[Provided material]
* start *

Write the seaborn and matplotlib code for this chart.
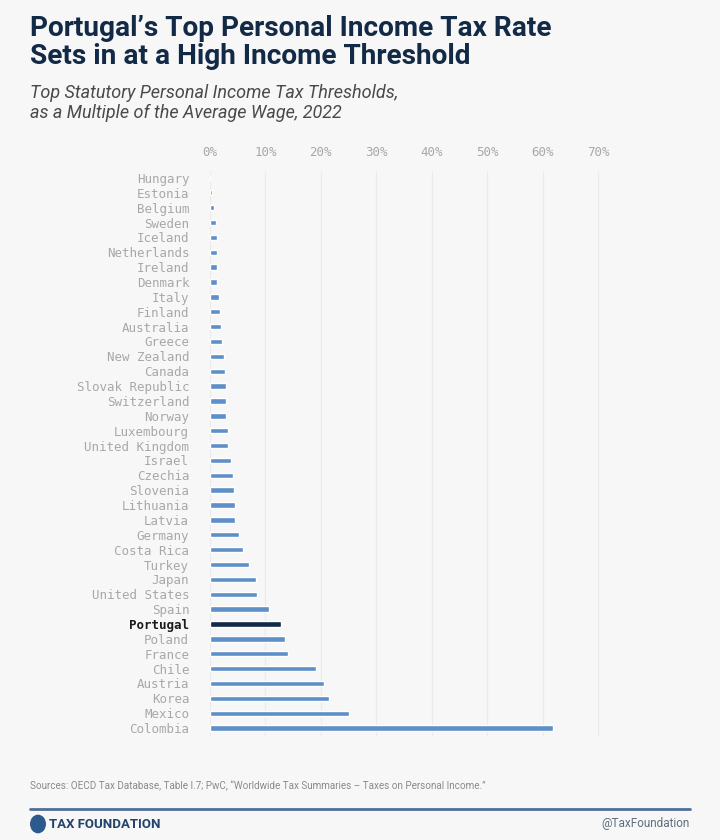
import matplotlib
matplotlib.use("Agg")
import matplotlib.pyplot as plt
import seaborn as sns
from matplotlib.patches import Circle
from matplotlib.lines import Line2D

# Top statutory PIT thresholds, top to bottom as in the chart
countries = [
    "Hungary", "Estonia", "Belgium", "Sweden", "Iceland", "Netherlands",
    "Ireland", "Denmark", "Italy", "Finland", "Australia", "Greece",
    "New Zealand", "Canada", "Slovak Republic", "Switzerland", "Norway",
    "Luxembourg", "United Kingdom", "Israel", "Czechia", "Slovenia",
    "Lithuania", "Latvia", "Germany", "Costa Rica", "Turkey", "Japan",
    "United States", "Spain", "Portugal", "Poland", "France", "Chile",
    "Austria", "Korea", "Mexico", "Colombia",
]
thresholds = [
    0.0, 0.3, 0.8, 1.1, 1.3, 1.3,
    1.2, 1.2, 1.6, 1.8, 1.9, 2.2,
    2.6, 2.7, 2.9, 2.9, 2.9,
    3.2, 3.2, 3.7, 4.1, 4.3,
    4.5, 4.6, 5.2, 6.0, 7.0, 8.3,
    8.5, 10.7, 12.9, 13.5, 14.0, 19.2,
    20.6, 21.5, 25.0, 61.9,
]
highlight = "Portugal"
x_ticks = [0, 10, 20, 30, 40, 50, 60, 70]
x_tick_labels = ["0%", "10%", "20%", "30%", "40%", "50%", "60%", "70%"]

BG = "#f7f7f7"
BAR = "#5f8fc8"
NAVY = "#132a47"
GRID = "#ebebeb"
LABEL = "#a8a8a8"

sns.set_theme(style="white")
plt.rcParams["font.family"] = ["Roboto", "DejaVu Sans"]

fig = plt.figure(figsize=(7.2, 8.4), dpi=100, facecolor=BG)
ax = fig.add_axes([210 / 720, 1 - 735.5 / 840, (609 - 210) / 720, (735.5 - 170.5) / 840])
ax.set_facecolor(BG)

palette = {c: (NAVY if c == highlight else BAR) for c in countries}
sns.barplot(x=thresholds, y=countries, hue=countries, palette=palette,
            legend=False, width=0.36, orient="h", saturation=1, ax=ax)

ax.set_xlim(0, 72)
ax.set_xticks(x_ticks)
ax.set_xticklabels(x_tick_labels)
ax.xaxis.tick_top()
ax.tick_params(axis="both", length=0, colors=LABEL, labelsize=9)
ax.tick_params(axis="x", pad=8)
ax.tick_params(axis="y", pad=15)
for lbl in ax.get_xticklabels() + ax.get_yticklabels():
    lbl.set_fontfamily("DejaVu Sans Mono")
    lbl.set_color(LABEL)
for lbl in ax.get_yticklabels():
    if lbl.get_text() == highlight:
        lbl.set_color("#1b1b1b")
        lbl.set_fontweight("bold")
ax.grid(axis="x", color=GRID, linewidth=0.9)
ax.set_axisbelow(True)
ax.set_xlabel("")
ax.set_ylabel("")
sns.despine(ax=ax, left=True, bottom=True, top=True, right=True)

# titles
fig.text(30 / 720, 1 - 15 / 840, "Portugal’s Top Personal Income Tax Rate\nSets in at a High Income Threshold",
         ha="left", va="top", fontsize=20.2, fontweight="bold", color=NAVY, linespacing=1.05)
fig.text(30 / 720, 1 - 84 / 840, "Top Statutory Personal Income Tax Thresholds,\nas a Multiple of the Average Wage, 2022",
         ha="left", va="top", fontsize=13, fontstyle="italic", color="#4a4a4a", linespacing=1.1)

# footer
fig.text(30 / 720, 1 - 786 / 840,
         "Sources: OECD Tax Database, Table I.7; PwC, \u201cWorldwide Tax Summaries \u2013 Taxes on Personal Income.\u201d",
         ha="left", va="center", fontsize=7.1, color="#8a8a8a")
fig.add_artist(Line2D([30 / 720, 690 / 720], [1 - 809 / 840, 1 - 809 / 840],
                      transform=fig.transFigure, color="#4f6f98", linewidth=2))
fig.add_artist(Circle((38 / 720, 1 - 824 / 840), 8 / 720, transform=fig.transFigure,
                      facecolor="#2d5a8c", edgecolor="none"))
fig.text(49 / 720, 1 - 824 / 840, "TAX FOUNDATION", ha="left", va="center",
         fontsize=9.5, fontweight="bold", color="#24446d")
fig.text(690 / 720, 1 - 824 / 840, "@TaxFoundation", ha="right", va="center",
         fontsize=8.5, color="#5f6f80")

fig.savefig("out.png", dpi=100, facecolor=BG)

* end *

[Exercise] Reproduce all of the material above word for word. Omit the pictures.

[Exercise solution]
Write the seaborn and matplotlib code for this chart.
import matplotlib
matplotlib.use("Agg")
import matplotlib.pyplot as plt
import seaborn as sns
from matplotlib.patches import Circle
from matplotlib.lines import Line2D

# Top statutory PIT thresholds, top to bottom as in the chart
countries = [
    "Hungary", "Estonia", "Belgium", "Sweden", "Iceland", "Netherlands",
    "Ireland", "Denmark", "Italy", "Finland", "Australia", "Greece",
    "New Zealand", "Canada", "Slovak Republic", "Switzerland", "Norway",
    "Luxembourg", "United Kingdom", "Israel", "Czechia", "Slovenia",
    "Lithuania", "Latvia", "Germany", "Costa Rica", "Turkey", "Japan",
    "United States", "Spain", "Portugal", "Poland", "France", "Chile",
    "Austria", "Korea", "Mexico", "Colombia",
]
thresholds = [
    0.0, 0.3, 0.8, 1.1, 1.3, 1.3,
    1.2, 1.2, 1.6, 1.8, 1.9, 2.2,
    2.6, 2.7, 2.9, 2.9, 2.9,
    3.2, 3.2, 3.7, 4.1, 4.3,
    4.5, 4.6, 5.2, 6.0, 7.0, 8.3,
    8.5, 10.7, 12.9, 13.5, 14.0, 19.2,
    20.6, 21.5, 25.0, 61.9,
]
highlight = "Portugal"
x_ticks = [0, 10, 20, 30, 40, 50, 60, 70]
x_tick_labels = ["0%", "10%", "20%", "30%", "40%", "50%", "60%", "70%"]

BG = "#f7f7f7"
BAR = "#5f8fc8"
NAVY = "#132a47"
GRID = "#ebebeb"
LABEL = "#a8a8a8"

sns.set_theme(style="white")
plt.rcParams["font.family"] = ["Roboto", "DejaVu Sans"]

fig = plt.figure(figsize=(7.2, 8.4), dpi=100, facecolor=BG)
ax = fig.add_axes([210 / 720, 1 - 735.5 / 840, (609 - 210) / 720, (735.5 - 170.5) / 840])
ax.set_facecolor(BG)

palette = {c: (NAVY if c == highlight else BAR) for c in countries}
sns.barplot(x=thresholds, y=countries, hue=countries, palette=palette,
            legend=False, width=0.36, orient="h", saturation=1, ax=ax)

ax.set_xlim(0, 72)
ax.set_xticks(x_ticks)
ax.set_xticklabels(x_tick_labels)
ax.xaxis.tick_top()
ax.tick_params(axis="both", length=0, colors=LABEL, labelsize=9)
ax.tick_params(axis="x", pad=8)
ax.tick_params(axis="y", pad=15)
for lbl in ax.get_xticklabels() + ax.get_yticklabels():
    lbl.set_fontfamily("DejaVu Sans Mono")
    lbl.set_color(LABEL)
for lbl in ax.get_yticklabels():
    if lbl.get_text() == highlight:
        lbl.set_color("#1b1b1b")
        lbl.set_fontweight("bold")
ax.grid(axis="x", color=GRID, linewidth=0.9)
ax.set_axisbelow(True)
ax.set_xlabel("")
ax.set_ylabel("")
sns.despine(ax=ax, left=True, bottom=True, top=True, right=True)

# titles
fig.text(30 / 720, 1 - 15 / 840, "Portugal’s Top Personal Income Tax Rate\nSets in at a High Income Threshold",
         ha="left", va="top", fontsize=20.2, fontweight="bold", color=NAVY, linespacing=1.05)
fig.text(30 / 720, 1 - 84 / 840, "Top Statutory Personal Income Tax Thresholds,\nas a Multiple of the Average Wage, 2022",
         ha="left", va="top", fontsize=13, fontstyle="italic", color="#4a4a4a", linespacing=1.1)

# footer
fig.text(30 / 720, 1 - 786 / 840,
         "Sources: OECD Tax Database, Table I.7; PwC, \u201cWorldwide Tax Summaries \u2013 Taxes on Personal Income.\u201d",
         ha="left", va="center", fontsize=7.1, color="#8a8a8a")
fig.add_artist(Line2D([30 / 720, 690 / 720], [1 - 809 / 840, 1 - 809 / 840],
                      transform=fig.transFigure, color="#4f6f98", linewidth=2))
fig.add_artist(Circle((38 / 720, 1 - 824 / 840), 8 / 720, transform=fig.transFigure,
                      facecolor="#2d5a8c", edgecolor="none"))
fig.text(49 / 720, 1 - 824 / 840, "TAX FOUNDATION", ha="left", va="center",
         fontsize=9.5, fontweight="bold", color="#24446d")
fig.text(690 / 720, 1 - 824 / 840, "@TaxFoundation", ha="right", va="center",
         fontsize=8.5, color="#5f6f80")

fig.savefig("out.png", dpi=100, facecolor=BG)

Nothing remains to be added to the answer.